** Start of Raw data **

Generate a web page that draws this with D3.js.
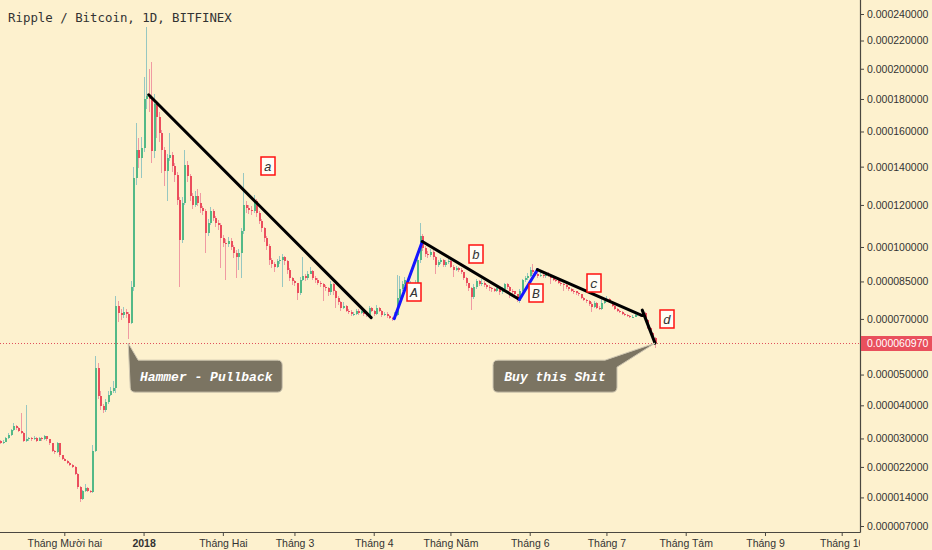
<!DOCTYPE html>
<html><head><meta charset="utf-8">
<script src="https://cdn.jsdelivr.net/npm/d3@7"></script>
<style>
html,body{margin:0;padding:0;background:#fdf1ce;overflow:hidden;}
svg{display:block;}
</style></head><body>
<svg id="chart" width="932" height="550"></svg>
<script>
// ---------------- DATA (prices in satoshi, 1 sat = 0.00000001 BTC) ----------------
const title = "Ripple / Bitcoin, 1D, BITFINEX";
const startDate = new Date(2017, 10, 6);   // first daily candle
const firstOpenSat = 2930;
const closeSat = [
 2880,2910,3000,3090,3240,3360,3300,3210,3150,2940,
 2970,3000,2970,3000,2940,3000,2970,3060,2970,2855,
 2655,2600,2855,2515,2430,2375,2320,2260,2205,2015,
 1665,1350,1560,1640,1560,1530,2655,5230,4300,3975,
 3850,4100,4330,4460,4560,7520,7245,7165,7285,7205,
 6860,8250,13390,14920,14470,15030,18010,18200,18010,14860,
 17700,16900,15890,14920,13760,14470,14640,14030,13550,12260,
 10340,12110,14085,13500,12460,12010,12460,12110,11860,11715,
 10660,11130,11715,11370,11130,11035,10430,10200,10155,10290,
 10015,9750,9530,9750,10750,12010,11860,11760,11715,12210,
 11615,11225,10890,10430,10060,9400,9225,9135,9355,9440,
 9530,9355,9005,8665,8500,8415,8005,8580,8750,8625,
 8835,8960,8665,8580,8455,8375,8290,8210,8045,8375,
 8085,7840,7680,7440,7520,7325,7285,7205,7205,7325,
 7245,7325,7205,7165,7440,7325,7205,7440,7325,7165,
 7205,7130,7050,7010,7165,7840,8170,8375,8540,8250,
 8375,8170,8455,9400,10520,9970,9705,9620,9795,9530,
 9180,9310,9400,9180,9310,9355,9135,9005,9050,9005,
 8880,8625,8415,8210,7880,8250,8500,8375,8455,8335,
 8290,8210,8170,8125,8210,8045,8170,8375,8250,8125,
 8085,7965,7760,8125,8540,8625,8750,9005,8880,8835,
 8750,8790,8710,8835,8750,8665,8580,8540,8455,8375,
 8335,8250,8170,8125,8085,8005,7965,7840,7760,7720,
 7600,7480,7640,7440,7400,7640,7720,7800,7680,7520,
 7400,7325,7285,7205,7165,7130,7090,7090,7165,7205,
 7130,7245,6975,6670,6485,6300,6097
];
const highSat = [
 2960,2950,3040,3150,3290,3450,3400,3340,3750,3180,
 4000,3050,3040,3060,3030,3040,3030,3100,3080,2990,
 2870,2680,2900,2870,2540,2450,2400,2340,2280,2230,
 2040,1700,1600,1750,1670,1580,2800,5650,5400,4450,
 4050,4200,4450,4600,4800,7920,7700,7400,7450,7400,
 7285,8500,14000,16480,15600,15700,19430,23025,19970,20450,
 18300,17900,17200,16100,15100,14700,15900,14800,14200,13700,
 12400,12400,14900,14300,13600,12600,12700,12800,12600,11950,
 11800,11300,11900,11800,11450,11250,11100,10550,10350,10450,
 10400,10100,9850,9900,10900,13650,12200,12000,11950,12510,
 12300,11700,11300,10950,10500,10150,9500,9350,9450,9600,
 9700,9600,9400,9050,8700,8550,8450,8700,9530,8800,
 8950,9100,9000,8750,8650,8500,8420,8350,8250,8500,
 8420,8150,7900,7720,7650,7560,7400,7350,7280,7400,
 7380,7450,7360,7250,7520,7480,7360,7560,7480,7350,
 7280,7250,7170,7090,7250,8790,8750,8500,8700,8600,
 8500,8420,8550,9550,11130,10600,10050,9800,9900,9850,
 9580,9400,9500,9450,9400,9450,9400,9200,9150,9100,
 9050,8920,8700,8450,8250,8400,8600,8550,8600,8500,
 8400,8350,8280,8220,8300,8250,8260,8450,8420,8300,
 8200,8120,8000,8200,8620,8750,8850,9100,9225,8950,
 8900,8880,8850,8900,8880,8800,8700,8620,8580,8500,
 8420,8380,8290,8220,8170,8120,8050,8000,7880,7800,
 7760,7650,7720,7680,7500,7840,7800,7920,7840,7720,
 7560,7440,7360,7320,7240,7200,7160,7140,7220,7260,
 7240,7400,7280,7000,6700,6520,6330
];
const lowSat = [
 2840,2850,2890,2980,3060,3220,3260,3180,3120,2900,
 2910,2940,2930,2950,2900,2920,2930,2950,2940,2820,
 2620,2560,2580,2480,2400,2350,2290,2230,2170,1980,
 1620,1280,1330,1530,1530,1500,1510,2600,4200,3850,
 3750,3800,4050,4280,4400,4400,6900,6950,7050,7050,
 6230,6800,8100,13000,13920,13400,14800,17390,17200,14200,
 14500,15600,15400,13650,12970,12200,14300,13700,13200,12000,
 8250,10200,12000,13200,12200,11800,11900,11950,11600,11500,
 9750,10500,11000,11200,10950,10800,9090,10000,8580,10000,
 9850,9500,8665,9000,8665,10600,11600,11550,11500,11600,
 11400,11050,10700,10250,9850,9200,9050,8900,9050,9250,
 8250,9200,8800,8500,8350,8300,7760,7950,8500,8500,
 8550,8800,8550,8450,8350,8250,7700,8100,7900,7950,
 7950,7440,7550,7300,7380,7250,7200,7130,7100,7150,
 7170,7200,7130,7090,7130,7250,7130,7170,7250,7090,
 7100,7050,6990,6930,6970,7130,7800,8100,8300,8150,
 8200,8050,8100,8400,9300,9800,9550,9500,9550,9400,
 8800,9100,9250,9100,9100,9250,9050,8700,8950,8900,
 8800,8550,8300,8100,7360,7800,8200,8300,8300,8250,
 8200,8100,8080,8050,8080,7950,8000,8120,8170,7840,
 8000,7880,7680,7640,8080,8480,8580,8700,8820,8750,
 8650,8680,8640,8660,8680,8375,8500,8460,8380,8300,
 8125,8180,8100,8050,8000,7930,7900,7770,7690,7640,
 7520,7285,7440,7380,7330,7360,7600,7680,7620,7450,
 7340,7260,7220,7150,7110,7080,7040,7030,7060,7120,
 7080,7100,6930,6620,6430,6250,5935
];
const lastPriceSat = 6097;

const monthTickDates = [
 new Date(2017,11,1), new Date(2018,0,1), new Date(2018,1,1), new Date(2018,2,1),
 new Date(2018,3,1), new Date(2018,4,1), new Date(2018,5,1), new Date(2018,6,1),
 new Date(2018,7,1), new Date(2018,8,1), new Date(2018,9,1)
];
const monthTickLabels = ["Tháng Mười hai","2018","Tháng Hai","Tháng 3","Tháng 4",
 "Tháng Năm","Tháng 6","Tháng 7","Tháng Tám","Tháng 9","Tháng 10"];
const yTickValues = [24000,22000,20000,18000,16000,14000,12000,10000,8500,7000,5000,4000,3000,2200,1400,700];

// drawings: [dayIndex from startDate, price in sat]
const lineA_lower = [[58,18270],[145,7050]];
const lineA_up    = [[154,7010],[165,10250]];
const lineB_lower = [[165,10250],[203,7760]];
const lineB_up    = [[203,7760],[210,9000]];
const lineC_lower = [[210,9000],[251,7130]];
const lineD_lower = [[251,7340],[256,6097]];
const waveLabelText  = ["a","A","b","B","c","d"];
const waveLabelDay   = [104.5,161.6,185.9,209.6,232.3,260.6];
const waveLabelPrice = [14060,8065,9680,8005,8455,6995];
const calloutText  = ["Hammer - Pullback","Buy this Shit"];
const calloutDay   = [50,256];
const calloutPrice = [6097,6097];
const calloutSide  = ["left","right"];

// ---------------- CHART ----------------
const W = 932, H = 550, axisX = 860, axisY = 532;
const svg = d3.select("#chart");
svg.append("rect").attr("width",W).attr("height",H).attr("fill","#fdf1ce");

const dayDate = i => new Date(startDate.getTime() + i*86400000);
const x = d3.scaleTime().domain([new Date(2017,11,1), new Date(2018,9,1)]).range([64.3, 841.7]);
const y = d3.scaleSymlog().constant(9500).domain([700,24000]).range([526,14]);

const defs = svg.append("defs");
defs.append("clipPath").attr("id","plot").append("rect").attr("x",0).attr("y",0).attr("width",axisX).attr("height",axisY);
defs.append("clipPath").attr("id","xax").append("rect").attr("x",0).attr("y",0).attr("width",axisX).attr("height",H);

const candles = closeSat.map((c,i)=>({
  date: dayDate(i), o: i===0 ? firstOpenSat : closeSat[i-1], c, h: highSat[i], l: lowSat[i]
}));

const UP="#53b987", DOWN="#eb4d5c", UPW="#97c7c1", DOWNW="#f09aa2";
const plot = svg.append("g").attr("clip-path","url(#plot)");
plot.append("g").attr("shape-rendering","crispEdges").selectAll("line").data(candles).join("line")
  .attr("x1",d=>Math.round(x(d.date))+0.5).attr("x2",d=>Math.round(x(d.date))+0.5)
  .attr("y1",d=>y(d.h)).attr("y2",d=>y(d.l))
  .attr("stroke",d=>d.c>=d.o?UPW:DOWNW).attr("stroke-width",1);
plot.append("g").attr("shape-rendering","crispEdges").selectAll("rect").data(candles).join("rect")
  .attr("x",d=>Math.round(x(d.date))-0.5).attr("width",2)
  .attr("y",d=>y(Math.max(d.o,d.c)))
  .attr("height",d=>Math.max(1,Math.abs(y(d.o)-y(d.c))))
  .attr("fill",d=>d.c>=d.o?UP:DOWN);

// last price dotted line
plot.append("line").attr("x1",0).attr("x2",axisX)
  .attr("y1",Math.round(y(lastPriceSat))+0.5).attr("y2",Math.round(y(lastPriceSat))+0.5)
  .attr("stroke","#e0505c").attr("stroke-width",1).attr("stroke-dasharray","1,2");

// trend lines
const lines = [[lineA_lower,"#000"],[lineA_up,"#1616ff"],[lineB_lower,"#000"],[lineB_up,"#1616ff"],[lineC_lower,"#000"],[lineD_lower,"#000"]];
const lg = d3.line().x(p=>x(dayDate(p[0]))).y(p=>y(p[1]));
plot.append("g").selectAll("path").data(lines).join("path")
  .attr("d",d=>lg(d[0])).attr("stroke",d=>d[1]).attr("stroke-width",3)
  .attr("stroke-linecap","round").attr("fill","none");

// wave labels
const wl = plot.append("g").selectAll("g").data(waveLabelText).join("g")
  .attr("transform",(t,i)=>`translate(${Math.round(x(dayDate(waveLabelDay[i])))},${Math.round(y(waveLabelPrice[i]))})`);
wl.append("rect").attr("x",-7).attr("y",-9).attr("width",14).attr("height",18)
  .attr("fill","#fffdf6").attr("stroke","#ff1010").attr("stroke-width",1.5);
wl.append("text").text(t=>t).attr("text-anchor","middle").attr("dy","0.35em")
  .attr("font-family","'Liberation Mono','DejaVu Sans Mono',monospace").attr("font-style","italic")
  .attr("font-size",13).attr("fill","#333");

// callouts
const cg = svg.append("g");
calloutText.forEach((t,i)=>{
  const tx = x(dayDate(calloutDay[i])), ty = y(calloutPrice[i]), r=5;
  let L,R,T=ty+17,B=ty+49,p;
  if(calloutSide[i]==="left"){
    L=tx+2; R=tx+154;
    p=`M${tx},${ty} L${tx+10},${T} L${R-r},${T} Q${R},${T} ${R},${T+r} L${R},${B-r} Q${R},${B} ${R-r},${B} L${L+r},${B} Q${L},${B} ${L},${B-r} Z`;
  } else {
    L=tx-162; R=tx-38;
    p=`M${L+r},${T} L${tx-50},${T} L${tx},${ty} L${R},${T+7} L${R},${B-r} Q${R},${B} ${R-r},${B} L${L+r},${B} Q${L},${B} ${L},${B-r} L${L},${T+r} Q${L},${T} ${L+r},${T} Z`;
  }
  cg.append("path").attr("d",p).attr("fill","#7b7462").attr("stroke","#cfc7b2").attr("stroke-width",1);
  cg.append("text").text(t).attr("x",(L+R)/2).attr("y",(T+B)/2).attr("dy","0.35em")
    .attr("text-anchor","middle").attr("fill","#fff")
    .attr("font-family","'Liberation Mono','DejaVu Sans Mono',monospace")
    .attr("font-style","italic").attr("font-weight","bold").attr("font-size",13);
});

// axes
const AX="#4a4740", TXT="#333";
svg.append("line").attr("x1",axisX+0.5).attr("x2",axisX+0.5).attr("y1",0).attr("y2",axisY+0.5)
  .attr("stroke",AX).attr("stroke-width",1.2);
svg.append("line").attr("x1",0).attr("x2",axisX+0.5).attr("y1",axisY+0.5).attr("y2",axisY+0.5)
  .attr("stroke",AX).attr("stroke-width",1.2);

const yAxis = svg.append("g").attr("transform",`translate(${axisX},0)`)
  .call(d3.axisRight(y).tickValues(yTickValues).tickFormat(d=>(d/1e8).toFixed(9)).tickSize(4).tickPadding(3));
yAxis.select(".domain").remove();
yAxis.selectAll("line").attr("stroke",AX);
yAxis.selectAll("text").attr("fill",TXT).attr("font-family","'Liberation Sans',Arial,sans-serif").attr("font-size",10.5);

const xAxis = svg.append("g").attr("transform",`translate(0,${axisY})`).attr("clip-path","url(#xax)")
  .call(d3.axisBottom(x).tickValues(monthTickDates).tickFormat((d,i)=>monthTickLabels[i]).tickSize(4).tickPadding(4));
xAxis.select(".domain").remove();
xAxis.selectAll("line").attr("stroke",AX);
xAxis.selectAll("text").attr("fill",TXT).attr("font-family","'Liberation Sans',Arial,sans-serif").attr("font-size",10.5)
  .attr("font-weight",(d,i)=>monthTickLabels[i]==="2018"?"bold":"normal");

// last price label
const lpY = Math.round(y(lastPriceSat))+0.5;
svg.append("rect").attr("x",axisX+1).attr("y",lpY-7.5).attr("width",W-axisX).attr("height",15).attr("fill","#e9505d");
svg.append("text").text((lastPriceSat/1e8).toFixed(9)).attr("x",axisX+7).attr("y",lpY).attr("dy","0.35em")
  .attr("fill","#fff").attr("font-family","'Liberation Sans',Arial,sans-serif").attr("font-size",10.5);

// title
svg.append("text").text(title).attr("x",8).attr("y",22)
  .attr("font-family","'DejaVu Sans Mono',monospace").attr("font-size",12.4).attr("fill","#333");
</script>
</body></html>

** End of Raw data **

Objective:
Where a line above holds the string "this", show that line.

Task answer:
Generate a web page that draws this with D3.js.
const calloutText  = ["Hammer - Pullback","Buy this Shit"];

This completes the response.